The specific value-based reimbursement exceptions would eliminate the need to create waivers for each Medicare alternative payment model. Exceptions should be built into the law to cover care coordination and value-based care arrangements.

Additionally, the AHA warned policymakers that changes to the Stark Law’s ownership ban would be detrimental to healthcare.

“We urge that no changes be made to the regulations implementing the Stark Law’s ownership ban. That ban is a carefully developed policy that is working as Congress intended,” the group wrote to CMS.

Medical device manufacturers also recently came forward to voice their discontent with the anti-kickback statute.

“Medtech companies not only create life-changing innovations that save and improve thousands of patients’ lives every day, they can also be key players in coordinated care by leveraging their clinical and economic expertise, supply chain management capability and data analytics proficiency,” stated Scott Whitaker, President and CEO of the Advanced Medical Technology Association (AdvaMed).

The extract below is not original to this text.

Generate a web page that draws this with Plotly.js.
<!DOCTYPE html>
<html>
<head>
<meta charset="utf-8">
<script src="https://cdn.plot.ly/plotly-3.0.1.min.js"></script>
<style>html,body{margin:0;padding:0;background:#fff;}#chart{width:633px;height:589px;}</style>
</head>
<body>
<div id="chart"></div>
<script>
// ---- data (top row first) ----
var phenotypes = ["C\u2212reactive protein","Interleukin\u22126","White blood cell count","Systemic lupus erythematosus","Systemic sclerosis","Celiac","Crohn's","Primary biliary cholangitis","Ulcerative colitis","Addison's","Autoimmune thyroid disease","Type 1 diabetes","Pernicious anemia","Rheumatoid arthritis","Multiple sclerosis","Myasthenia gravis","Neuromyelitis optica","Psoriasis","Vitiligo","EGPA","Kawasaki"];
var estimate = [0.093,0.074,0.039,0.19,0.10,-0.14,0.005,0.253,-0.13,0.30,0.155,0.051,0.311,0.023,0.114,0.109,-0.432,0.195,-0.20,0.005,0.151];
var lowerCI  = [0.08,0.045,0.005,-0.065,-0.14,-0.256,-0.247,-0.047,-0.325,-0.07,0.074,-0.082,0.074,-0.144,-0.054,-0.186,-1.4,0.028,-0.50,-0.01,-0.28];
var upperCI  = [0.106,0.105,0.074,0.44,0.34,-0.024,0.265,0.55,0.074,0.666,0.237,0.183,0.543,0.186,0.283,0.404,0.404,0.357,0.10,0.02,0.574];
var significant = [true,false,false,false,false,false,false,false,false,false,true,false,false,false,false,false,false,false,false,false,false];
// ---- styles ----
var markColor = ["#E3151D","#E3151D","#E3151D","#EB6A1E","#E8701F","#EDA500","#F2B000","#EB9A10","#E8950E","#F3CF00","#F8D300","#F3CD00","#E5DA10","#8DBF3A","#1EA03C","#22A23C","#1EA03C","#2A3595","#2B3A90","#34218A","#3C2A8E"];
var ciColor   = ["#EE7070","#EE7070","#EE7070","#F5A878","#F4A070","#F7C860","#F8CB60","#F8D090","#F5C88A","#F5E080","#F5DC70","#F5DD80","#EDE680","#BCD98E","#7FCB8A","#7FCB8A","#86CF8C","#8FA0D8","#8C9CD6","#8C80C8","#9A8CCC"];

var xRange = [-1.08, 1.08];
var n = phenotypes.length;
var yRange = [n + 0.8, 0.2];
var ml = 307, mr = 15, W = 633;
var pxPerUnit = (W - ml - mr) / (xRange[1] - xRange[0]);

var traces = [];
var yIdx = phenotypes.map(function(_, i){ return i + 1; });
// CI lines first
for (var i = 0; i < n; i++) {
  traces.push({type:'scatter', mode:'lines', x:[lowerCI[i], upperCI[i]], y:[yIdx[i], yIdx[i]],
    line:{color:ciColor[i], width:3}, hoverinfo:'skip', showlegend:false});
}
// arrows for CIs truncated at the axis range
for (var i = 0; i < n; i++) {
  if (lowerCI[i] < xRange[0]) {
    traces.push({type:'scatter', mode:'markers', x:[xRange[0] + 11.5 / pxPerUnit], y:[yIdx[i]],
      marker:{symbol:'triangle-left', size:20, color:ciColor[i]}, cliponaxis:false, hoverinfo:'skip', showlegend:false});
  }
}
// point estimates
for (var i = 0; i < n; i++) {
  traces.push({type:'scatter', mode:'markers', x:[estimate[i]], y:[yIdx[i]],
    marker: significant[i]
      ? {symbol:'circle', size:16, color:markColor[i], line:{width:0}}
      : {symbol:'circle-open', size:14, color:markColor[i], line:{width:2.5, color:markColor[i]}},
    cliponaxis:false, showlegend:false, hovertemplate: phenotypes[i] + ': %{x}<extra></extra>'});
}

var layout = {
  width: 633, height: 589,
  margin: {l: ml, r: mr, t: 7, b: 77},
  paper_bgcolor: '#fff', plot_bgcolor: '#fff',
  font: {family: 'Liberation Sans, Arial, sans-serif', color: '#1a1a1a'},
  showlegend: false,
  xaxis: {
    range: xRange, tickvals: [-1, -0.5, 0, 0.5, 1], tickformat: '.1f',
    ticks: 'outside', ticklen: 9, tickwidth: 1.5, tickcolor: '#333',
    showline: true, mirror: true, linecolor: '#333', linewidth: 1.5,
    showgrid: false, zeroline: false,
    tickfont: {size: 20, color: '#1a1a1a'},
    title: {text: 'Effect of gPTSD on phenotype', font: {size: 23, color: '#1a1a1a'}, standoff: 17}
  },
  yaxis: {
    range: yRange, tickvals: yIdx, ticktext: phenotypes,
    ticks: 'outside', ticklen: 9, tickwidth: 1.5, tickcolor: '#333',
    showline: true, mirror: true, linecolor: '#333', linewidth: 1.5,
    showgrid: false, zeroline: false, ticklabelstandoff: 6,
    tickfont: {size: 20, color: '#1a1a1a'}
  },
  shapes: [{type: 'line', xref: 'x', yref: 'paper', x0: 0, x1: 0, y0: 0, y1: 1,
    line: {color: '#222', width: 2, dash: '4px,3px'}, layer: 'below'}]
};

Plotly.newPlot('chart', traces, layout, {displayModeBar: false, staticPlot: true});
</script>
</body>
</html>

“Simply put, medtech companies want to be full partners in care delivery, to help drive comprehensive solutions to detect, treat, and manage disease, and share accountability for achieving better outcomes as well as managing costs,” he continued. “But the existing AKS and its narrow and outdated regulatory safe harbors deter medtech companies from participating in these value-based arrangements.”

The industry group advised OIG to create two new safe harbors that cover value-based pricing arrangements and value-based warranty arrangements.

“These proposals are intended to allow for clinical performance incentive payments and results-based contracts – between providers, between providers and manufacturers, and between manufacturers and payers – that focus on optimizing patients’ clinical outcomes and fostering efficient and cost-effective delivery of care through shared accountability,” Whitaker explained. “And, they will facilitate medtech company competition based on outcomes, all for the benefit of patients.”

Healthcare fraud and abuse laws created under the fee-for-service payment structure do not align with value-based care and reimbursement, policymakers and providers agree. With both parties on the same page, providers are likely to see HHS modify the healthcare fraud and abuse laws in the near future.